• SHORT TASK
Write out the opening lines of the data word for word, up to and including the line with "(0,0) rectangle (948,364);", and leave every picture and every later line out.

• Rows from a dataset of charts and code

-*-*-

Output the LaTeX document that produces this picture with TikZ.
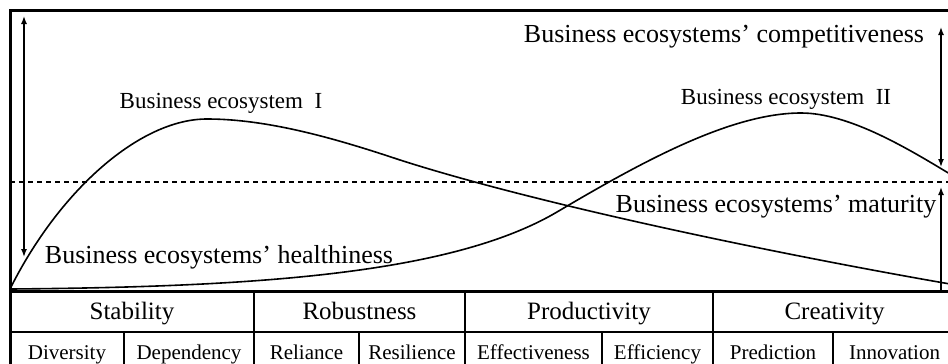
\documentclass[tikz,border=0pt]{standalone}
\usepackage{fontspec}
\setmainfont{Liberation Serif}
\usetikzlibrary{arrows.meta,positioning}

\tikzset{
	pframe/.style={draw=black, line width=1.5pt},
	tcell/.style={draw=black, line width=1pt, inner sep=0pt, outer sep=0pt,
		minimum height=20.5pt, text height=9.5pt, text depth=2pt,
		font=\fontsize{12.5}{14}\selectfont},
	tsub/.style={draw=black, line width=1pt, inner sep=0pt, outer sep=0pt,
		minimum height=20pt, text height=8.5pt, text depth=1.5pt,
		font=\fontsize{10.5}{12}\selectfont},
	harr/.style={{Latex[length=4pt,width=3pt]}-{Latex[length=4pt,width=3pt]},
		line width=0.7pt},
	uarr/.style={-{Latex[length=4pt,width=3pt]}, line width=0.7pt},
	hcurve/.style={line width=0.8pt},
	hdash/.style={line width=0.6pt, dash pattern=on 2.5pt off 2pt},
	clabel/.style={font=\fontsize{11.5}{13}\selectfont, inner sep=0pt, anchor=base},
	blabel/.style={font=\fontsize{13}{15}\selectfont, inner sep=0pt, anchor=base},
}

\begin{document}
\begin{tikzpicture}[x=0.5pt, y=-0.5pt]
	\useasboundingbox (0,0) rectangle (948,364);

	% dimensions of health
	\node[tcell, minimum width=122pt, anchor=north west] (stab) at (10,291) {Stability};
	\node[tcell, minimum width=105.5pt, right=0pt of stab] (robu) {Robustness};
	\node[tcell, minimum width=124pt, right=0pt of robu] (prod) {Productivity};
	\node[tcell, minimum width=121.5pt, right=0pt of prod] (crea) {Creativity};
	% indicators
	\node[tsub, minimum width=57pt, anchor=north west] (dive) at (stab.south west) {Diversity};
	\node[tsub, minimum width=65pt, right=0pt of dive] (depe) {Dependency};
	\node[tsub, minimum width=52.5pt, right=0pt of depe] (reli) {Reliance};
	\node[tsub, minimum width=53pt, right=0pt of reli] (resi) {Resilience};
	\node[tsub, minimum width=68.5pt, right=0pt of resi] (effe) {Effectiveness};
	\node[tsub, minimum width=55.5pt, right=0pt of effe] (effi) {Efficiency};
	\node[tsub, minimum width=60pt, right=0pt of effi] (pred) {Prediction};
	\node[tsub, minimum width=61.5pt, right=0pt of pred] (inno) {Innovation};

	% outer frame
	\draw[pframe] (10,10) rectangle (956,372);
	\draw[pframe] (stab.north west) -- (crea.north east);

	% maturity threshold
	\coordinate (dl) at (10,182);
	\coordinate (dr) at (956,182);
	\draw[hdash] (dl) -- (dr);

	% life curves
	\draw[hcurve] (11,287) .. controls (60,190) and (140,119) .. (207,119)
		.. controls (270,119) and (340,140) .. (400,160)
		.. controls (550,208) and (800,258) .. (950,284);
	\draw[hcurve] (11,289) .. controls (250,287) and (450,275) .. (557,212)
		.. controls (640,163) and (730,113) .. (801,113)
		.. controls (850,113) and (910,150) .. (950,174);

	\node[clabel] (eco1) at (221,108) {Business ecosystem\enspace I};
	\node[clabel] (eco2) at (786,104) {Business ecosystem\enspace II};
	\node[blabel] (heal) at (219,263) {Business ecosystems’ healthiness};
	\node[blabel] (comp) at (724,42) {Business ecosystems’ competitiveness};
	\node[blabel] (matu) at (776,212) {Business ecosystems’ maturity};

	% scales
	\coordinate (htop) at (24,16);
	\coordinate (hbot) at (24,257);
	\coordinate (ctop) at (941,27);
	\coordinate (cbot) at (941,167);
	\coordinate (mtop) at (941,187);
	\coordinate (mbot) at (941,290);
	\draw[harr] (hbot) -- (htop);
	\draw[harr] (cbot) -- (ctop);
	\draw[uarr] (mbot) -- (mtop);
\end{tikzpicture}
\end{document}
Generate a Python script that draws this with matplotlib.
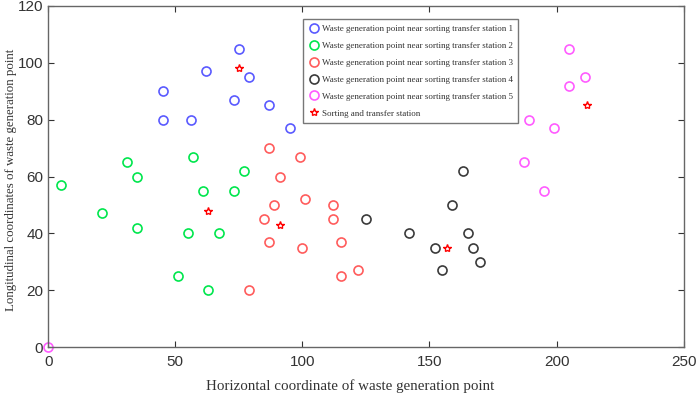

-*-*-

• ANSWER
Output the LaTeX document that produces this picture with TikZ.
\documentclass[tikz,border=0pt]{standalone}
\usepackage{fontspec}
\setmainfont{Liberation Serif}
\usetikzlibrary{arrows.meta,positioning}

\tikzset{
	pframe/.style={draw=black, line width=1.5pt},
	tcell/.style={draw=black, line width=1pt, inner sep=0pt, outer sep=0pt,
		minimum height=20.5pt, text height=9.5pt, text depth=2pt,
		font=\fontsize{12.5}{14}\selectfont},
	tsub/.style={draw=black, line width=1pt, inner sep=0pt, outer sep=0pt,
		minimum height=20pt, text height=8.5pt, text depth=1.5pt,
		font=\fontsize{10.5}{12}\selectfont},
	harr/.style={{Latex[length=4pt,width=3pt]}-{Latex[length=4pt,width=3pt]},
		line width=0.7pt},
	uarr/.style={-{Latex[length=4pt,width=3pt]}, line width=0.7pt},
	hcurve/.style={line width=0.8pt},
	hdash/.style={line width=0.6pt, dash pattern=on 2.5pt off 2pt},
	clabel/.style={font=\fontsize{11.5}{13}\selectfont, inner sep=0pt, anchor=base},
	blabel/.style={font=\fontsize{13}{15}\selectfont, inner sep=0pt, anchor=base},
}

\begin{document}
\begin{tikzpicture}[x=0.5pt, y=-0.5pt]
	\useasboundingbox (0,0) rectangle (948,364);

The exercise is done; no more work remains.